A new mouse-model study led by UF neuroscientists lends new insights into factors that could help predict the efficacy of gene therapies using a genetically engineered antibody to target abnormal tau proteins, considered a hallmark of Alzheimer’s disease pathology.
The results, published in the journal Molecular Therapy, compared the disease modifying potential of three different tau-targeting secreted antibody fragments (scFvs), also known as single-chain antibodies, and their related intrabodies (expressed inside the cell).
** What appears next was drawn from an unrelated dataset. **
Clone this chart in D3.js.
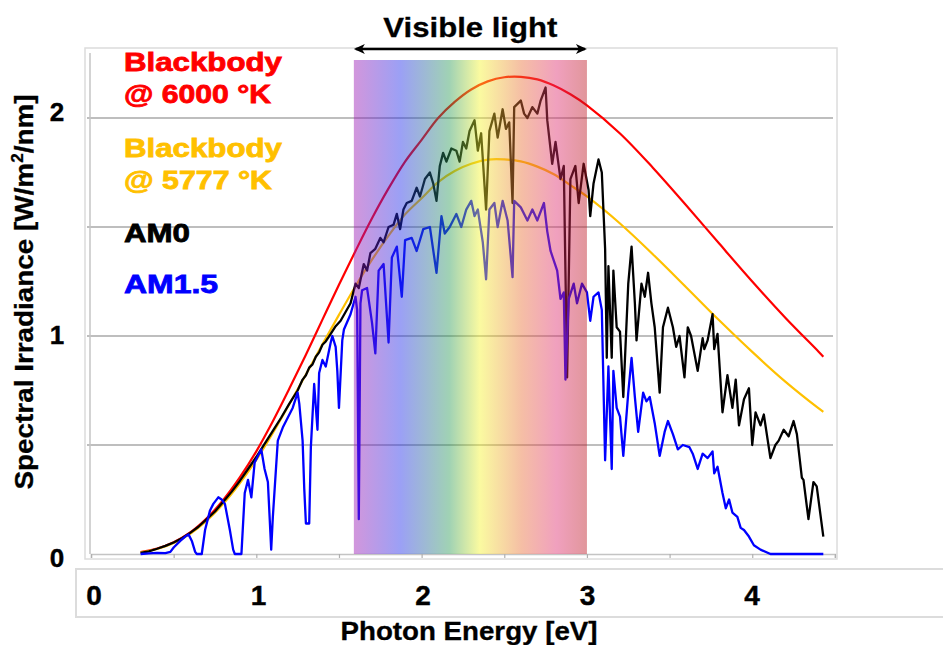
<!DOCTYPE html>
<html><head><meta charset="utf-8">
<script src="https://cdn.jsdelivr.net/npm/d3@7"></script>
<style>
html,body{margin:0;padding:0;background:#fff;}
svg{display:block;}
text{font-family:"Liberation Sans",Arial,sans-serif;font-weight:bold;}
</style></head><body>
<svg id="chart" width="943" height="645"></svg>
<script>
// ---------------- DATA ----------------
const bbEnergy = [0.3,0.4,0.5,0.6,0.7,0.8,0.9,1.0,1.1,1.2,1.3,1.4,1.5,1.6,1.7,1.8,1.9,2.0,2.1,2.2,2.3,2.4,2.5,2.6,2.7,2.8,2.9,3.0,3.2,3.4,3.6,3.8,4.0,4.2,4.4,4.43];
const bb6000 = [0.009,0.025,0.054,0.099,0.164,0.248,0.351,0.471,0.609,0.759,0.914,1.075,1.235,1.39,1.54,1.677,1.80,1.90,2.00,2.074,2.131,2.168,2.187,2.189,2.177,2.149,2.109,2.058,1.929,1.771,1.60,1.424,1.25,1.084,0.929,0.905];
const bb5777 = [0.008,0.023,0.051,0.093,0.153,0.230,0.324,0.432,0.555,0.688,0.823,0.962,1.097,1.228,1.35,1.46,1.558,1.632,1.706,1.757,1.790,1.809,1.810,1.801,1.777,1.742,1.692,1.640,1.516,1.374,1.224,1.072,0.927,0.791,0.669,0.652];

const am0Energy = [0.30,0.35,0.40,0.45,0.50,0.55,0.60,0.65,0.70,0.75,0.80,0.85,0.90,0.95,1.00,1.05,1.10,1.15,1.20,1.25,1.28,1.30,1.32,1.34,1.36,1.38,1.40,1.42,1.45,1.48,1.51,1.54,1.57,1.60,1.62,1.65,1.67,1.69,1.72,1.75,1.77,1.80,1.83,1.85,1.87,1.89,1.91,1.94,1.97,1.99,2.02,2.05,2.07,2.09,2.11,2.13,2.15,2.18,2.21,2.23,2.25,2.27,2.29,2.32,2.34,2.36,2.39,2.41,2.44,2.46,2.49,2.51,2.53,2.55,2.56,2.60,2.62,2.64,2.67,2.70,2.72,2.75,2.76,2.79,2.81,2.84,2.86,2.88,2.90,2.93,2.95,2.98,3.01,3.02,3.04,3.07,3.09,3.11,3.12,3.13,3.15,3.16,3.18,3.20,3.22,3.25,3.27,3.29,3.30,3.33,3.35,3.37,3.39,3.41,3.44,3.46,3.49,3.52,3.54,3.56,3.59,3.61,3.63,3.67,3.70,3.71,3.73,3.76,3.77,3.79,3.82,3.85,3.88,3.90,3.92,3.95,3.98,4.00,4.02,4.05,4.07,4.11,4.14,4.16,4.19,4.22,4.25,4.27,4.30,4.31,4.34,4.37,4.39,4.43];
const am0 = [0.005,0.012,0.024,0.037,0.053,0.072,0.097,0.125,0.160,0.195,0.240,0.285,0.335,0.390,0.445,0.505,0.565,0.625,0.690,0.750,0.800,0.820,0.855,0.870,0.905,0.925,0.960,0.975,1.010,1.045,1.070,1.110,1.150,1.240,1.220,1.330,1.300,1.380,1.400,1.450,1.430,1.500,1.510,1.560,1.490,1.580,1.610,1.620,1.680,1.640,1.720,1.750,1.700,1.620,1.780,1.840,1.800,1.860,1.850,1.800,1.890,1.860,1.940,1.990,1.850,1.930,1.580,1.940,2.020,1.910,2.040,1.950,1.980,1.610,2.050,2.080,2.020,2.000,2.050,2.020,2.080,2.140,1.990,1.790,1.890,1.720,1.780,0.810,1.720,1.780,1.610,1.790,1.670,1.550,1.700,1.810,1.750,1.400,0.900,1.320,0.900,1.300,1.040,1.020,0.720,1.240,1.410,1.150,0.980,1.240,1.180,1.290,1.150,1.040,0.740,1.040,1.130,1.040,0.950,1.000,0.810,1.040,1.000,0.840,0.990,0.940,0.980,1.100,0.940,1.010,0.650,0.820,0.670,0.800,0.590,0.710,0.760,0.500,0.650,0.590,0.640,0.440,0.500,0.520,0.570,0.540,0.610,0.550,0.350,0.340,0.160,0.330,0.310,0.080];

const am15Energy = [0.30,0.35,0.40,0.45,0.48,0.50,0.54,0.57,0.59,0.61,0.63,0.64,0.67,0.69,0.72,0.74,0.77,0.79,0.81,0.84,0.86,0.87,0.91,0.93,0.95,0.97,0.99,1.01,1.03,1.05,1.07,1.085,1.09,1.10,1.13,1.16,1.18,1.22,1.25,1.26,1.28,1.29,1.30,1.32,1.33,1.35,1.37,1.38,1.40,1.42,1.45,1.46,1.48,1.49,1.50,1.52,1.53,1.57,1.60,1.61,1.62,1.63,1.64,1.67,1.70,1.72,1.74,1.77,1.80,1.82,1.85,1.88,1.90,1.94,1.97,2.01,2.05,2.09,2.12,2.14,2.17,2.21,2.24,2.27,2.30,2.32,2.34,2.37,2.39,2.41,2.44,2.46,2.49,2.52,2.55,2.56,2.60,2.64,2.67,2.70,2.74,2.76,2.78,2.82,2.84,2.86,2.87,2.89,2.92,2.94,2.97,3.00,3.02,3.04,3.07,3.09,3.11,3.13,3.15,3.16,3.18,3.20,3.22,3.25,3.27,3.29,3.31,3.34,3.36,3.38,3.41,3.44,3.47,3.49,3.52,3.55,3.58,3.62,3.64,3.67,3.70,3.73,3.76,3.77,3.79,3.82,3.84,3.86,3.88,3.91,3.93,3.95,3.98,4.01,4.05,4.11,4.43];
const am15 = [0.000,0.003,0.005,0.004,0.010,0.030,0.060,0.080,0.090,0.060,0.010,0.000,0.000,0.110,0.200,0.230,0.260,0.250,0.230,0.110,0.020,0.000,0.000,0.280,0.340,0.260,0.420,0.450,0.480,0.390,0.330,0.100,0.020,0.170,0.520,0.580,0.610,0.670,0.740,0.690,0.520,0.300,0.140,0.140,0.490,0.780,0.570,0.830,0.890,0.860,0.970,1.000,0.950,0.840,0.670,0.980,1.030,1.100,1.180,1.120,0.160,1.150,1.210,1.220,1.060,0.920,1.300,1.330,0.970,1.360,1.410,1.180,1.440,1.450,1.390,1.490,1.500,1.290,1.550,1.470,1.500,1.560,1.500,1.580,1.620,1.550,1.580,1.430,1.260,1.580,1.610,1.500,1.620,1.530,1.270,1.620,1.590,1.530,1.580,1.530,1.610,1.480,1.390,1.300,1.170,1.200,0.800,1.170,1.240,1.150,1.240,1.200,1.070,1.180,1.200,1.120,0.430,0.860,0.390,0.840,0.670,0.630,0.450,0.740,0.900,0.720,0.560,0.740,0.700,0.720,0.600,0.450,0.560,0.610,0.550,0.480,0.500,0.490,0.460,0.390,0.460,0.440,0.470,0.370,0.400,0.280,0.210,0.250,0.190,0.170,0.120,0.110,0.080,0.040,0.020,0.000,0.000];

const gridValues = [0.5, 1, 1.5, 2];
const yTickLabels = [0, 1, 2];
const xMinorTicks = [0, 0.5, 1, 1.5, 2, 2.5, 3, 3.5, 4, 4.5];
const xTickLabels = [0, 1, 2, 3, 4];
const visibleRange = [1.59, 3.0];
const legendLines = ["Blackbody", "@ 6000 °K", "Blackbody", "@ 5777 °K", "AM0", "AM1.5"];
const titleText = "Visible light";
const xTitle = "Photon Energy [eV]";

// ---------------- DRAW ----------------
const svg = d3.select("#chart");

const x = d3.scaleLinear().domain([0, 4.5]).range([91, 834.9]);
const y = d3.scaleLinear().domain([0, 2.3]).range([554, 52.6]);
const xLab = d3.scaleLinear().domain([0, 4]).range([94, 752]);
const yLab = d3.scaleLinear().domain([0, 2]).range([567, 121]);

// outer plot frame
svg.append("rect").attr("x", 85).attr("y", 48).attr("width", 752).attr("height", 511)
  .attr("fill", "none").attr("stroke", "#dcdcdc").attr("stroke-width", 1.5);

// gridlines
svg.append("g").selectAll("line").data(gridValues).join("line")
  .attr("x1", 87).attr("x2", 833)
  .attr("y1", d => y(d)).attr("y2", d => y(d))
  .attr("stroke", "#a8a8a8").attr("stroke-width", 1.3);

// inner axes
svg.append("line").attr("x1", 90).attr("x2", 90).attr("y1", 53).attr("y2", y(0))
  .attr("stroke", "#c4c4c4").attr("stroke-width", 1.5);
const xAxis = d3.axisBottom(x).tickValues(xMinorTicks).tickSize(4).tickFormat("");
const gx = svg.append("g").attr("transform", `translate(0,${y(0)})`).call(xAxis);
gx.select(".domain").attr("stroke", "#c4c4c4").attr("stroke-width", 1.5);
gx.selectAll(".tick line").attr("stroke", "#b0b0b0").attr("stroke-width", 1.2);

// y tick labels
svg.append("g").selectAll("text").data(yTickLabels).join("text")
  .attr("x", 57).attr("y", d => yLab(d)).attr("text-anchor", "middle")
  .attr("font-size", 26).attr("fill", "#000").attr("stroke", "#000").attr("stroke-width", 0.4)
  .text(d => d);

// curves
const line = (xs, ys, curve) => d3.line().x((d, i) => x(xs[i])).y(d => y(d)).curve(curve)(ys);
const curves = [
  {xs: bbEnergy, ys: bb6000, color: "#ff0000", curve: d3.curveCatmullRom, w: 2.2},
  {xs: bbEnergy, ys: bb5777, color: "#ffc000", curve: d3.curveCatmullRom, w: 2.2},
  {xs: am0Energy, ys: am0, color: "#000000", curve: d3.curveLinear, w: 2.3},
  {xs: am15Energy, ys: am15, color: "#0000ff", curve: d3.curveLinear, w: 2.3}
];
svg.append("g").selectAll("path").data(curves).join("path")
  .attr("d", c => line(c.xs, c.ys, c.curve))
  .attr("fill", "none").attr("stroke", c => c.color).attr("stroke-width", c => c.w)
  .attr("stroke-linejoin", "round");

// visible band (semi-transparent overlay)
const defs = svg.append("defs");
const grad = defs.append("linearGradient").attr("id", "vis").attr("x1", "0%").attr("x2", "100%");
const stops = [[0, "#9b16b1"], [0.2, "#212ce9"], [0.41, "#2c9b58"], [0.54, "#f4f42c"], [0.72, "#e96f37"], [0.87, "#de2c6f"], [1, "#bc1621"]];
stops.forEach(s => grad.append("stop").attr("offset", s[0]).attr("stop-color", s[1]));
svg.append("rect").attr("x", x(visibleRange[0])).attr("y", 60)
  .attr("width", x(visibleRange[1]) - x(visibleRange[0])).attr("height", y(0) - 60)
  .attr("fill", "url(#vis)").attr("opacity", 0.45);

// arrow
const ay = 49;
const x0 = x(visibleRange[0]), x1 = x(visibleRange[1]);
svg.append("line").attr("x1", x0 + 2).attr("x2", x1 - 2).attr("y1", ay).attr("y2", ay)
  .attr("stroke", "#000").attr("stroke-width", 2.5);
svg.append("path").attr("d", `M${x0},${ay} L${x0 + 11},${ay - 5} L${x0 + 8},${ay} L${x0 + 11},${ay + 5} Z`).attr("fill", "#000");
svg.append("path").attr("d", `M${x1},${ay} L${x1 - 11},${ay - 5} L${x1 - 8},${ay} L${x1 - 11},${ay + 5} Z`).attr("fill", "#000");
svg.append("text").attr("x", (x0 + x1) / 2).attr("y", 37).attr("text-anchor", "middle")
  .attr("font-size", 28).attr("textLength", 174).attr("lengthAdjust", "spacingAndGlyphs")
  .attr("fill", "#000").attr("stroke", "#000").attr("stroke-width", 0.3).text(titleText);

// legend
const legColors = ["#ff0000", "#ff0000", "#ffc000", "#ffc000", "#000000", "#0000ff"];
const legY = [71, 103, 157, 189, 242, 293];
const legW = [158, 147, 158, 148, 66, 94];
svg.append("g").selectAll("text").data(legendLines).join("text")
  .attr("x", 124).attr("y", (d, i) => legY[i])
  .attr("font-size", 25.5).attr("fill", (d, i) => legColors[i])
  .attr("stroke", (d, i) => legColors[i]).attr("stroke-width", 0.8)
  .attr("textLength", (d, i) => legW[i]).attr("lengthAdjust", "spacingAndGlyphs")
  .text(d => d);

// lower axis band
svg.append("path").attr("d", "M943,569 H76 V617 H943")
  .attr("fill", "none").attr("stroke", "#dcdcdc").attr("stroke-width", 2);
svg.append("g").selectAll("text").data(xTickLabels).join("text")
  .attr("x", d => xLab(d)).attr("y", 605).attr("text-anchor", "middle")
  .attr("font-size", 28).attr("fill", "#000").attr("stroke", "#000").attr("stroke-width", 0.4)
  .text(d => d);

// axis titles
svg.append("text").attr("x", 469).attr("y", 640).attr("text-anchor", "middle")
  .attr("font-size", 26).attr("textLength", 257).attr("lengthAdjust", "spacingAndGlyphs")
  .attr("fill", "#000").attr("stroke", "#000").attr("stroke-width", 0.3).text(xTitle);

const yt = svg.append("text").attr("transform", "translate(33,292) rotate(-90)")
  .attr("text-anchor", "middle").attr("font-size", 26)
  .attr("textLength", 395).attr("lengthAdjust", "spacingAndGlyphs")
  .attr("fill", "#000").attr("stroke", "#000").attr("stroke-width", 0.3);
yt.append("tspan").text("Spectral Irradiance [W/m");
yt.append("tspan").attr("font-size", 16).attr("dy", -10).text("2");
yt.append("tspan").attr("dy", 10).text("/nm]");
</script>
</body></html>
The recombinant antibodies were derived from three well-characterized tau monoclonal antibodies.
The investigators used adeno-associated virus (AAV) technology to express recombinant fragments in the brains and spinal cords of transgenic mice that were overexpressing mutant human tau and showed that phospho-tau specific intrabodies delayed the onset of hindlimb paralysis — a marker of neuronal loss in these mice.
The researchers believe that these findings demonstrate the therapeutic potential of a gene therapy-based approach to targeting tau with recombinant antibodies and highlight the need for continued optimization of this approach.
The study was led by a UF team including Yona Levites, Ph.D., a research associate professor of neuroscience; Marshall Goodwin, Ph.D., a postdoctoral fellow of neuroscience; and Todd Golde, M.D., Ph.D., a professor of neuroscience and director of the McKnight Brain Institute.